* _GIVEN INSTRUCTION_:
Read the lines that follow and pick out every one containing the word "with".

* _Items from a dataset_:
-.-.-

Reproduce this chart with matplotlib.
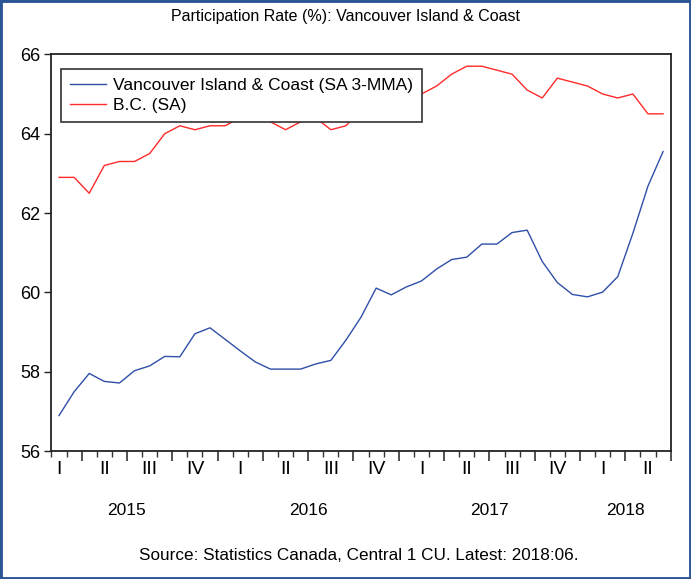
import numpy as np
import matplotlib
matplotlib.use("Agg")
import matplotlib.pyplot as plt
from matplotlib.patches import Rectangle
from matplotlib.transforms import blended_transform_factory

plt.rcParams['font.family'] = ['Liberation Sans', 'DejaVu Sans']

# monthly data, Feb 2015 .. Jun 2018
vic_island = [56.9, 57.5, 57.96, 57.76, 57.72, 58.03, 58.15, 58.39, 58.38, 58.96,
              59.11, 58.82, 58.53, 58.25, 58.07, 58.07, 58.07, 58.2, 58.29, 58.8,
              59.38, 60.11, 59.94, 60.14, 60.29, 60.59, 60.83, 60.89, 61.22, 61.22,
              61.51, 61.57, 60.78, 60.25, 59.95, 59.89, 60.01, 60.4, 61.49, 62.68,
              63.55]
bc = [62.9, 62.9, 62.5, 63.2, 63.3, 63.3, 63.5, 64.0, 64.2, 64.1,
      64.2, 64.2, 64.4, 64.4, 64.3, 64.1, 64.3, 64.4, 64.1, 64.2,
      64.6, 64.7, 64.8, 64.9, 65.0, 65.2, 65.5, 65.7, 65.7, 65.6,
      65.5, 65.1, 64.9, 65.4, 65.3, 65.2, 65.0, 64.9, 65.0, 64.5,
      64.5]
quarter_labels = ["I", "II", "III", "IV"] * 3 + ["I", "II"]
years = ["2015", "2016", "2017", "2018"]
year_centers = [4.5, 16.5, 28.5, 37.5]  # month index of year middle (visible part)

x = np.arange(len(vic_island))

fig = plt.figure(figsize=(6.91, 5.79), dpi=100)
ax = fig.add_axes([0.0745, 0.2206, 0.896, 0.6856])

ax.plot(x, vic_island, color='#2F4FA8', lw=1.0, label='Vancouver Island & Coast (SA 3-MMA)')
ax.plot(x, bc, color='#FF2A2A', lw=1.0, label='B.C. (SA)')

ax.set_xlim(-0.5, len(x) - 0.5)
ax.set_ylim(56, 66)
ax.set_yticks([56, 58, 60, 62, 64, 66])
ax.tick_params(axis='y', direction='out', length=5, width=1, pad=3, labelsize=13, colors='#222222')
ax.tick_params(axis='y', labelcolor='black')

# month ticks, longer ones at quarter boundaries
ax.set_xticks(np.arange(1.5, len(x), 3))
ax.set_xticks(np.arange(-0.5, len(x), 1), minor=True)
ax.set_xticklabels([])
ax.tick_params(axis='x', which='major', direction='out', length=7, width=1.2, color='#333333')
ax.tick_params(axis='x', which='minor', direction='out', length=4, width=1, color='#333333')

for s in ax.spines.values():
    s.set_linewidth(1.3)
    s.set_color('#222222')

trans = blended_transform_factory(ax.transData, ax.transAxes)
for i, q in enumerate(quarter_labels):
    ax.text(i * 3, -0.047, q, transform=trans, ha='center', va='center', fontsize=14)
for xc, yr in zip(year_centers, years):
    ax.text(xc, -0.15, yr, transform=trans, ha='center', va='center', fontsize=12.5)

leg = ax.legend(loc='upper left', bbox_to_anchor=(0.0153, 0.963), borderaxespad=0,
                fancybox=False, edgecolor='#333333', fontsize=12.5, handlelength=2.1,
                handletextpad=0.4, borderpad=0.5, labelspacing=0.3, framealpha=1)
leg.get_frame().set_linewidth(1.2)

fig.text(0.5, 0.972, 'Participation Rate (%): Vancouver Island & Coast',
         ha='center', va='center', fontsize=11.5)
fig.text(0.519, 0.04, 'Source: Statistics Canada, Central 1 CU. Latest: 2018:06.',
         ha='center', va='center', fontsize=12.3)

fig.patches.append(Rectangle((0, 0), 1, 1, transform=fig.transFigure, fill=False,
                             edgecolor='#2C5596', lw=3.5))

fig.savefig('out.png', dpi=100)
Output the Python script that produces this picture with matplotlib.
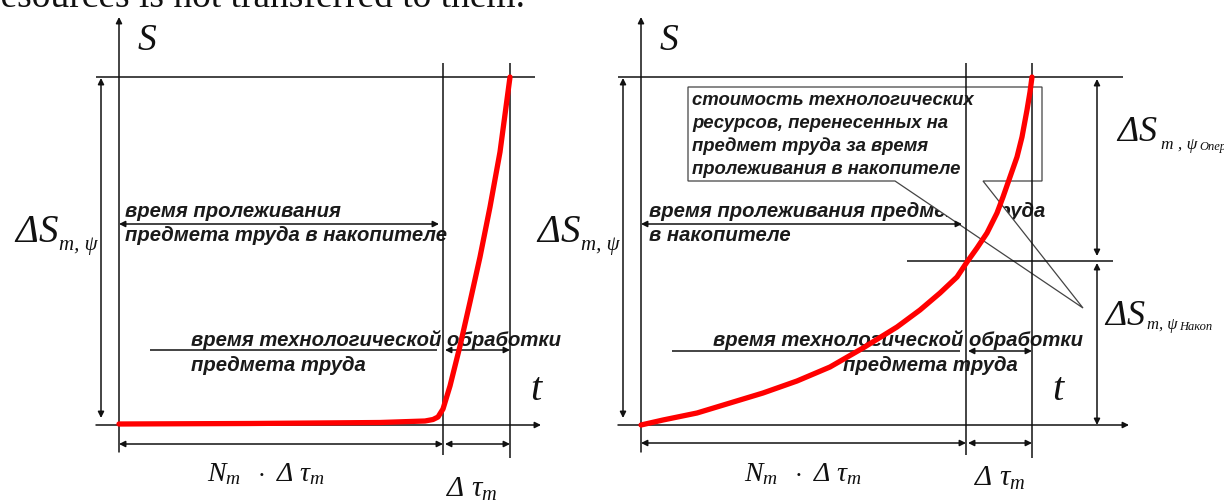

-.-.-

* _EXPECTED ANSWER_:
Reproduce this chart with matplotlib.
Output the Python script that produces this picture with matplotlib.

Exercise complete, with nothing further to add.